When to use a professional instead of a simple calculator
A yardage calculator slope tool is excellent for estimating materials, but it is not a substitute for engineering or a site-specific grading plan. If your project involves retaining walls, unstable embankments, drainage structures, large fill placement, steep access, or erosion-sensitive soils, consult a landscape professional, civil designer, or engineer. The calculator helps you budget material, but structural stability and water management require more than volume math.
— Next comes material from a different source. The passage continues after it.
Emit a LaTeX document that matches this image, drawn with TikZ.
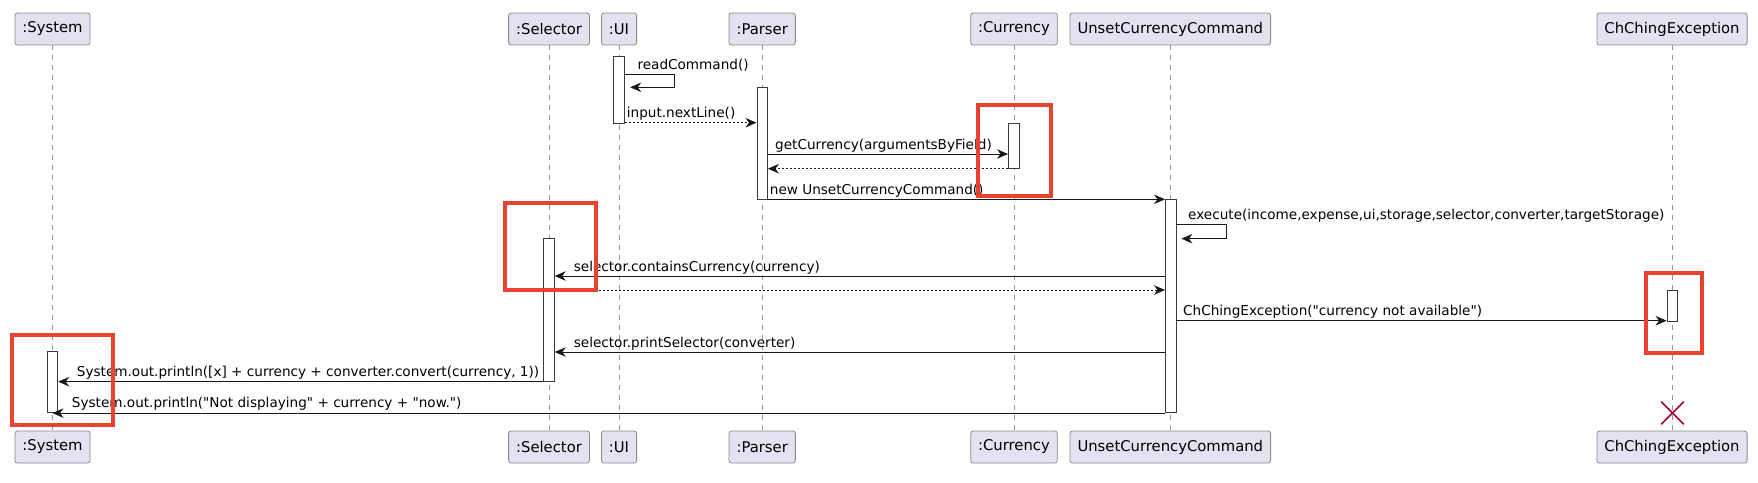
\documentclass[tikz,border=0pt]{standalone}
\usepackage{fontspec}
\setmainfont{DejaVu Sans}[Ligatures=TeXOff]
\usetikzlibrary{arrows.meta,positioning,shapes.misc}
\definecolor{umlfill}{HTML}{E2E2F0}
\definecolor{umlline}{HTML}{181818}
\definecolor{umlred}{HTML}{E8432E}
\definecolor{umlkill}{HTML}{A80036}

\begin{document}
\begin{tikzpicture}[x=1pt,y=-1pt,
part/.style={draw=umlline!50,fill=umlfill,rounded corners=2.5pt,minimum height=32pt,inner xsep=7.5pt,line width=0.8pt,font=\fontsize{14.8}{17}\selectfont},
act/.style={draw=umlline!85,fill=white,minimum width=10.5pt,inner sep=0pt,line width=0.9pt},
life/.style={draw=umlline!45,dash pattern=on 5pt off 5pt,line width=0.8pt},
msg/.style={draw=umlline,line width=1pt,-{Stealth[length=11pt,width=9.5pt,inset=3.5pt]}},
ret/.style={msg,dash pattern=on 2pt off 2pt},
lbl/.style={anchor=base west,inner sep=0pt,font=\fontsize{13.6}{16}\selectfont},
hilite/.style={draw=umlred,line width=4pt},
kill/.style={draw=umlkill,cross out,minimum size=21pt,line width=1.6pt}]
\useasboundingbox (0,0) rectangle (1758,482);

\node[part] (sys) at (52.5,29) {:System};
\node[part] (sel) at (549,29) {:Selector};
\node[part] (ui) at (619,29) {:UI};
\node[part] (par) at (762.2,29) {:Parser};
\node[part] (cur) at (1014,29) {:Currency};
\node[part] (cmd) at (1170.3,29) {UnsetCurrencyCommand};
\node[part] (exc) at (1672,29) {ChChingException};
\node[part] (sysB) at (52.5,447) {:System};
\node[part] (selB) at (549,447) {:Selector};
\node[part] (uiB) at (619,447) {:UI};
\node[part] (parB) at (762.2,447) {:Parser};
\node[part] (curB) at (1014,447) {:Currency};
\node[part] (cmdB) at (1170.3,447) {UnsetCurrencyCommand};
\node[part] (excB) at (1672,447) {ChChingException};

\path[life]
(sys) edge (sysB) (sel) edge (selB) (ui) edge (uiB) (par) edge (parB)
(cur) edge (curB) (cmd) edge (cmdB) (exc) edge (excB)
;

\node[act,minimum height=67pt] (uiA) at (619,89.5) {};
\node[act,minimum height=111.6pt] (parA) at (762.2,143.5) {};
\node[act,minimum height=45.4pt] (curA) at (1013.7,146) {};
\node[act,minimum height=213.4pt] (cmdA) at (1170.7,306) {};
\node[act,minimum height=143.4pt] (selA) at (549,310) {};
\node[act,minimum height=30.3pt] (excA) at (1672.3,305.8) {};
\node[act,minimum height=61.7pt] (sysA) at (52.5,381.8) {};
\node[kill] (excX) at (1672.5,413) {};

\draw[msg] (uiA.east |- 0,74) -- ++(49.5,0) -- ++(0,13.3) -- ++(-44,0);
\draw[ret] (uiA.east |- 0,122.7) -- (parA.west |- 0,122.7);
\draw[msg] (parA.east |- 0,154) -- (curA.west |- 0,154);
\draw[ret] (curA.west |- 0,168.7) -- (parA.east |- 0,168.7);
\draw[msg] (parA.east |- 0,199.3) -- (cmdA.west |- 0,199.3);
\draw[msg] (cmdA.east |- 0,224.7) -- ++(50,0) -- ++(0,14) -- ++(-45,0);
\draw[msg] (cmdA.west |- 0,276) -- (selA.east |- 0,276);
\draw[ret] (selA.east |- 0,290) -- (cmdA.west |- 0,290);
\draw[msg] (cmdA.east |- 0,320.7) -- (excA.west |- 0,320.7);
\draw[msg] (cmdA.west |- 0,352) -- (selA.east |- 0,352);
\draw[msg] (selA.west |- 0,381.7) -- (sysA.east |- 0,381.7);
\draw[msg] (cmdA.west |- sysA.south) -- (sysA.south);

\node[lbl] (t1) at (637.3,69) {readCommand()};
\node[lbl] (t2) at (626.7,117.7) {input.nextLine()};
\node[lbl] (t3) at (775,149) {getCurrency(argumentsByField)};
\node[lbl] (t4) at (769.7,194.3) {new UnsetCurrencyCommand()};
\node[lbl] (t5) at (1188,219.7) {execute(income,expense,ui,storage,selector,converter,targetStorage)};
\node[lbl] (t6) at (573.6,271) {selector.containsCurrency(currency)};
\node[lbl] (t7) at (1183,315.7) {ChChingException("currency not available")};
\node[lbl] (t8) at (573.6,347) {selector.printSelector(converter)};
\node[lbl] (t9) at (76.7,376.7) {System.out.println([x] + currency + converter.convert(currency, 1))};
\node[lbl] (t10) at (71.7,407.7) {System.out.println("Not displaying" + currency + "now.")};

\draw[hilite] (977.7,105.3) rectangle (1050.8,196.3);
\draw[hilite] (505,202.7) rectangle (596,290);
\draw[hilite] (1646,273) rectangle (1701.5,352.5);
\draw[hilite] (12,335) rectangle (113,425.3);
\end{tikzpicture}
\end{document}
Likewise, if the site has multiple benches, curved geometry, terraces, or alternating cut-and-fill zones, you will get the most accurate estimate by breaking the job into smaller measured sections. Measure each section, calculate separately, then combine the totals. That method mirrors how experienced estimators work in the field.
Bottom line
A good yardage calculator for slope does one essential thing that flat calculators miss: it converts the footprint of a sloped area into the real surface area you must cover. Once that adjustment is made, the rest of the estimate becomes more trustworthy. By combining slope geometry, installed depth, waste percentage, and material density, you can make better decisions about ordering, delivery, labor, and budget. Use the calculator above to get a fast estimate, then round according to your supplier’s delivery increments and your site’s actual conditions.